Varun Saxena edited comment on MAPREDUCE-6688 at 5/30/16 5:19 AM:
------------------------------------------------------------------

I actually wanted this point up for discussion. Forgot to mention it.
sync or async semantically is decided more on the basis of which entities we would want to publish immediately rather than if they have to be merged or not. Are configs something which have to be published immediately as part of sync put ?

There can be a fair argument in favor of sending together all entities in one shot for a sync though. But we can convert list to array outside as well. And for converting into an array I will have to first use a list anyways(as array size cannot be predetermined in some cases).

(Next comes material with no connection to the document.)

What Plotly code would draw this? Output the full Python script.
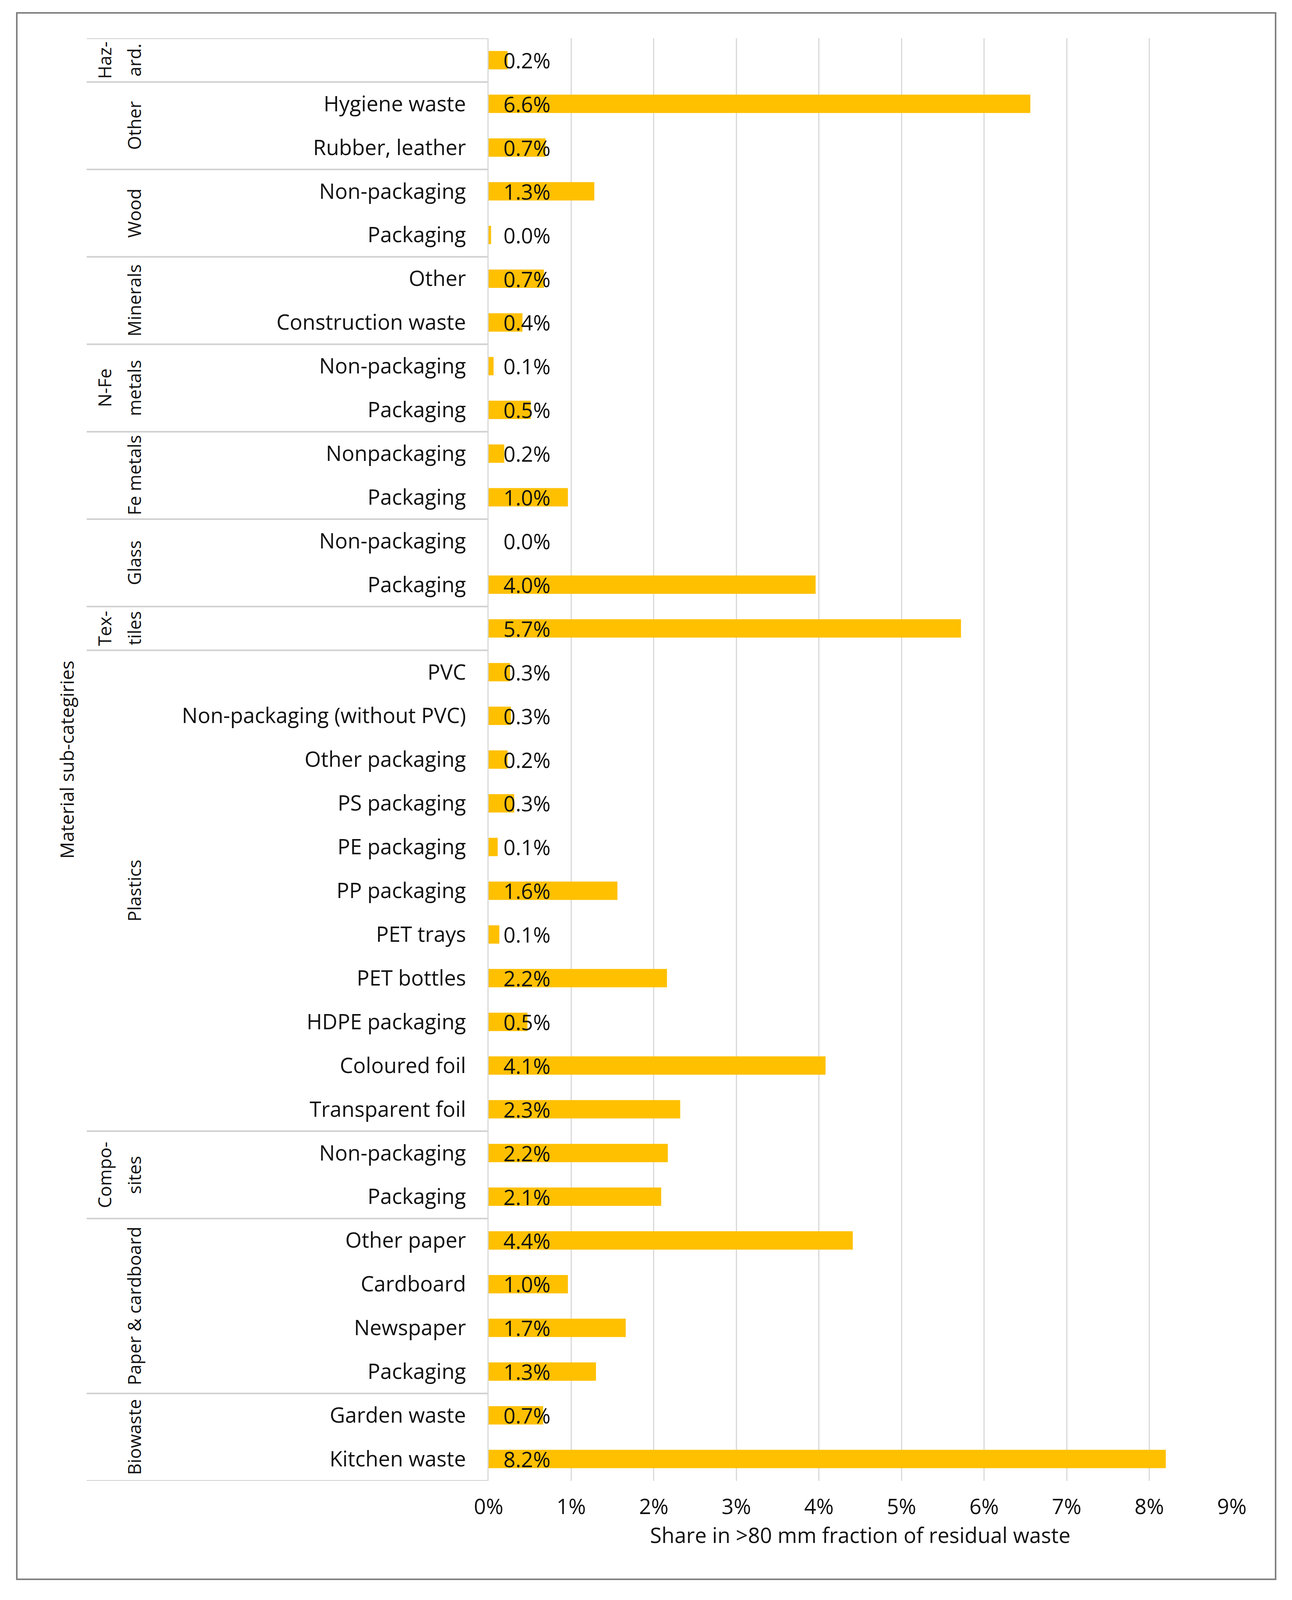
import plotly.graph_objects as go

# ---------------- data ----------------
group_lines = [["Haz-", "ard."], ["Other"], ["Wood"], ["Minerals"], ["N-Fe", "metals"],
               ["Fe metals"], ["Glass"], ["Tex-", "tiles"], ["Plastics"], ["Compo-", "sites"],
               ["Paper & cardboard"], ["Biowaste"]]
group_sizes = [1, 2, 2, 2, 2, 2, 2, 1, 11, 2, 4, 2]

subcategories = [
    "",
    "Hygiene waste", "Rubber, leather",
    "Non-packaging", "Packaging",
    "Other", "Construction waste",
    "Non-packaging", "Packaging",
    "Nonpackaging", "Packaging",
    "Non-packaging", "Packaging",
    "",
    "PVC", "Non-packaging (without PVC)", "Other packaging", "PS packaging", "PE packaging",
    "PP packaging", "PET trays", "PET bottles", "HDPE packaging", "Coloured foil", "Transparent foil",
    "Non-packaging", "Packaging",
    "Other paper", "Cardboard", "Newspaper", "Packaging",
    "Garden waste", "Kitchen waste",
]
values = [
    0.23,
    6.56, 0.69,
    1.28, 0.03,
    0.67, 0.41,
    0.06, 0.51,
    0.19, 0.96,
    0.0, 3.96,
    5.72,
    0.26, 0.27, 0.23, 0.31, 0.11, 1.56, 0.13, 2.16, 0.47, 4.08, 2.32,
    2.17, 2.09,
    4.41, 0.96, 1.66, 1.30,
    0.66, 8.20,
]
x_ticks = [0, 1, 2, 3, 4, 5, 6, 7, 8, 9]
x_title = "Share in >80 mm fraction of residual waste"
y_title = "Material sub-categiries"

# ---------------- layout geometry ----------------
# The visible capture is about 3308 x 4096 with the page body offset by 8 px,
# so the figure is sized to fit fully inside it.
W, H = 3300, 4088
ML, MR, MT, MB = 1243, 154, 90, 305
PW = W - ML - MR
PH = H - MT - MB
FONT = "Open Sans, Noto Sans, sans-serif"
FS = 54
FS_ROT = 46
TXT = "#111111"
BAR_COLOR = "#FFC000"
GRID = "#d9d9d9"

n = len(values)
ypos = [n - 1 - i for i in range(n)]


def px_x(p):
    return (p - ML) / PW


def px_y(p):
    return (H - MB - p) / PH


fig = go.Figure()
fig.add_trace(go.Bar(
    x=values, y=ypos, orientation="h", width=0.42,
    marker=dict(color=BAR_COLOR, line=dict(width=0)),
    hoverinfo="skip", showlegend=False,
))

annotations = []
# value labels at bar base
for v, y in zip(values, ypos):
    annotations.append(dict(
        x=0, y=y, xref="x", yref="y", text=f"{v:.1f}%", showarrow=False,
        xanchor="left", yanchor="middle", xshift=36,
        font=dict(family=FONT, size=FS, color=TXT),
    ))

# group labels and separators
shapes = []
start = 0
bounds = [ypos[0] + 0.5]
for lines, size in zip(group_lines, group_sizes):
    rows = ypos[start:start + size]
    yc = sum(rows) / len(rows)
    nl = len(lines)
    for k, t in enumerate(lines):
        cx = 335 - (nl - 1 - k) * 76
        annotations.append(dict(
            x=0, y=yc, xref="paper", yref="y", text=t, showarrow=False,
            textangle=-90, xanchor="center", yanchor="middle", xshift=cx - ML,
            font=dict(family=FONT, size=FS_ROT, color=TXT),
        ))
    start += size
    bounds.append(ypos[start - 1] - 0.5)

for b in bounds:
    shapes.append(dict(type="line", xref="paper", yref="y", x0=px_x(214), x1=0,
                       y0=b, y1=b, line=dict(color="#d0d0d0", width=4), layer="below"))

# outer frame
shapes.append(dict(type="rect", xref="paper", yref="paper",
                   x0=px_x(35), x1=px_x(3258), y0=px_y(4035), y1=px_y(25),
                   line=dict(color="#808080", width=4), fillcolor="rgba(0,0,0,0)"))

# y-axis title
annotations.append(dict(
    x=0, y=0.5, xref="paper", yref="paper", text=y_title, showarrow=False,
    textangle=-90, xanchor="center", yanchor="middle", xshift=162 - ML,
    font=dict(family=FONT, size=48, color=TXT),
))

fig.update_layout(
    width=W, height=H,
    margin=dict(l=ML, r=MR, t=MT, b=MB),
    paper_bgcolor="white", plot_bgcolor="white",
    font=dict(family=FONT, size=FS, color=TXT),
    annotations=annotations, shapes=shapes,
)
fig.update_xaxes(
    range=[0, 9], tickvals=x_ticks, ticktext=[f"{t}%" for t in x_ticks],
    showgrid=True, gridcolor=GRID, gridwidth=3, zeroline=False, showline=False,
    ticks="", ticklabelstandoff=30,
    tickfont=dict(family=FONT, size=FS, color=TXT),
    title=dict(text=x_title, standoff=20, font=dict(family=FONT, size=FS, color=TXT)),
    fixedrange=True,
)
fig.update_yaxes(
    range=[-0.5, n - 0.5], tickvals=ypos, ticktext=subcategories,
    showgrid=False, zeroline=False, showline=True, linecolor=GRID, linewidth=3,
    ticks="", ticklabelstandoff=44,
    tickfont=dict(family=FONT, size=FS, color=TXT),
    fixedrange=True,
)

fig.write_html("out.html")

I guess you mean the same, but just to elaborate for others as well. 
The reason I am looping through a list and putting entities one by one instead of turning it into an array and publishing in a single put call is because of consideration to the fact that entities are merged together for async calls. 
From what I remember of YARN-3367, we were waiting up to 10 TimelineEnties object before publishing. Key is that we wait for 10 TimelineEntities objects and not TimelineEntity ones. We do not check how many entities are wrapped inside a single TimelineEntities object. Correct me if I am wrong.
If I pass an array of 10 entities, all those entities would be wrapped up in a single TimelineEntities object. And hence would count as a single addition to the queue. If I put them separately, it will be counted as 10 additions to the queue. Hence went with looping over.
Now, the reason I chose 100k as the limit was assuming that even if all 10 entities go in single call, the payload size will be 1 M which IMO is fine enough. If 1M is not fine, we can change the limit size to something like 50k(say).

Would like to hear views of others on the same.

bq. This solution looks fine as of now but would require changes if we adopt different approach for publishing metrics and configurations as per YARN-3401.
Even if we were to route our entities through RM, we would likely do that based on entity type(i.e. route entities with YARN entity type via RM). That is one solution which comes to my mind for YARN-3401.
In that case current structure of code should work well.


was (Author: varun_saxena):
I actually wanted this point up for discussion. Forgot to mention it.
sync or async semantically is decided more on the basis of which entities we would want to publish immediately rather than if they have to be merged or not. Are configs something which have to be published immediately as part of sync put ?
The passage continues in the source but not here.